→ Provided material
.....
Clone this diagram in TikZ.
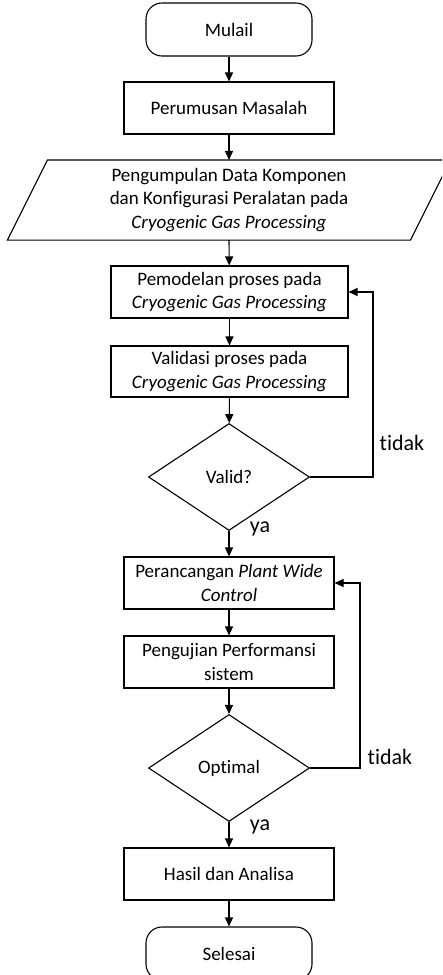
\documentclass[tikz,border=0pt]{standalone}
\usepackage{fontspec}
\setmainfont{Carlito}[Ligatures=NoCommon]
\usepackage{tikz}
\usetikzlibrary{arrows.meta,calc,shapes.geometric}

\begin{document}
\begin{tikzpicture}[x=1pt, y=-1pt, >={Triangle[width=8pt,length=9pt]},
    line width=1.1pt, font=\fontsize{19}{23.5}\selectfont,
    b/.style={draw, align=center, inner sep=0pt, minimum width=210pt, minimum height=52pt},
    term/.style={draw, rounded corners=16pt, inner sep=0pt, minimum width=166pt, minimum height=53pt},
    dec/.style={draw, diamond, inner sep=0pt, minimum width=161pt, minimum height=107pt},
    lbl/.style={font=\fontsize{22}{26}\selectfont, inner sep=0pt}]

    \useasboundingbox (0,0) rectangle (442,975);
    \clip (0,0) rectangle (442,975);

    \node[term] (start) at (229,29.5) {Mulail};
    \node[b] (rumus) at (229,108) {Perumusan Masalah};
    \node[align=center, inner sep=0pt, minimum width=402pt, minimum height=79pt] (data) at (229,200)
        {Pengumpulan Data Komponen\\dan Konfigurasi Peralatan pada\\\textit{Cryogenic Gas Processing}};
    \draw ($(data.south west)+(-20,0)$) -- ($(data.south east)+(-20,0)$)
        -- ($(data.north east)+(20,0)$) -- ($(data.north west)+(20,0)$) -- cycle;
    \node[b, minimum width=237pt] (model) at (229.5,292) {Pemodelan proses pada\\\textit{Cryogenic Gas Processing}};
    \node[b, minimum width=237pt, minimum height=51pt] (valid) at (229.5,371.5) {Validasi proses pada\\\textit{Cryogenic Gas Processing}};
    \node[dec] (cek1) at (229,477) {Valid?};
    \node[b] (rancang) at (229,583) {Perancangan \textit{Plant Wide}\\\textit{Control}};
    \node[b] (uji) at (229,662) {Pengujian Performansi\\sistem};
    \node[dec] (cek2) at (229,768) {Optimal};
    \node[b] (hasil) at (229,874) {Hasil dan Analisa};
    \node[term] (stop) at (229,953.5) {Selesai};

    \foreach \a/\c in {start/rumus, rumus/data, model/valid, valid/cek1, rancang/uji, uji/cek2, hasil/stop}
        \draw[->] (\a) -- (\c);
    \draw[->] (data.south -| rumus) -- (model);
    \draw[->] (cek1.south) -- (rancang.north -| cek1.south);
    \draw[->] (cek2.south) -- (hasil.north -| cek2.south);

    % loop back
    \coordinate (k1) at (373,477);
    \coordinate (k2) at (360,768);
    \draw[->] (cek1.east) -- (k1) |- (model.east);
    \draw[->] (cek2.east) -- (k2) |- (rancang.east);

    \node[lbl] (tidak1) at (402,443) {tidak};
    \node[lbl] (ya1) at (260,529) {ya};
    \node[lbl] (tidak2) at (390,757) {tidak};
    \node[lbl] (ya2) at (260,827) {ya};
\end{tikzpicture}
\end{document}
.....
→ Set exercise
Output the lines above in full and exactly as given, omitting any pictures.

→ Full response
Clone this diagram in TikZ.
\documentclass[tikz,border=0pt]{standalone}
\usepackage{fontspec}
\setmainfont{Carlito}[Ligatures=NoCommon]
\usepackage{tikz}
\usetikzlibrary{arrows.meta,calc,shapes.geometric}

\begin{document}
\begin{tikzpicture}[x=1pt, y=-1pt, >={Triangle[width=8pt,length=9pt]},
    line width=1.1pt, font=\fontsize{19}{23.5}\selectfont,
    b/.style={draw, align=center, inner sep=0pt, minimum width=210pt, minimum height=52pt},
    term/.style={draw, rounded corners=16pt, inner sep=0pt, minimum width=166pt, minimum height=53pt},
    dec/.style={draw, diamond, inner sep=0pt, minimum width=161pt, minimum height=107pt},
    lbl/.style={font=\fontsize{22}{26}\selectfont, inner sep=0pt}]

    \useasboundingbox (0,0) rectangle (442,975);
    \clip (0,0) rectangle (442,975);

    \node[term] (start) at (229,29.5) {Mulail};
    \node[b] (rumus) at (229,108) {Perumusan Masalah};
    \node[align=center, inner sep=0pt, minimum width=402pt, minimum height=79pt] (data) at (229,200)
        {Pengumpulan Data Komponen\\dan Konfigurasi Peralatan pada\\\textit{Cryogenic Gas Processing}};
    \draw ($(data.south west)+(-20,0)$) -- ($(data.south east)+(-20,0)$)
        -- ($(data.north east)+(20,0)$) -- ($(data.north west)+(20,0)$) -- cycle;
    \node[b, minimum width=237pt] (model) at (229.5,292) {Pemodelan proses pada\\\textit{Cryogenic Gas Processing}};
    \node[b, minimum width=237pt, minimum height=51pt] (valid) at (229.5,371.5) {Validasi proses pada\\\textit{Cryogenic Gas Processing}};
    \node[dec] (cek1) at (229,477) {Valid?};
    \node[b] (rancang) at (229,583) {Perancangan \textit{Plant Wide}\\\textit{Control}};
    \node[b] (uji) at (229,662) {Pengujian Performansi\\sistem};
    \node[dec] (cek2) at (229,768) {Optimal};
    \node[b] (hasil) at (229,874) {Hasil dan Analisa};
    \node[term] (stop) at (229,953.5) {Selesai};

    \foreach \a/\c in {start/rumus, rumus/data, model/valid, valid/cek1, rancang/uji, uji/cek2, hasil/stop}
        \draw[->] (\a) -- (\c);
    \draw[->] (data.south -| rumus) -- (model);
    \draw[->] (cek1.south) -- (rancang.north -| cek1.south);
    \draw[->] (cek2.south) -- (hasil.north -| cek2.south);

    % loop back
    \coordinate (k1) at (373,477);
    \coordinate (k2) at (360,768);
    \draw[->] (cek1.east) -- (k1) |- (model.east);
    \draw[->] (cek2.east) -- (k2) |- (rancang.east);

    \node[lbl] (tidak1) at (402,443) {tidak};
    \node[lbl] (ya1) at (260,529) {ya};
    \node[lbl] (tidak2) at (390,757) {tidak};
    \node[lbl] (ya2) at (260,827) {ya};
\end{tikzpicture}
\end{document}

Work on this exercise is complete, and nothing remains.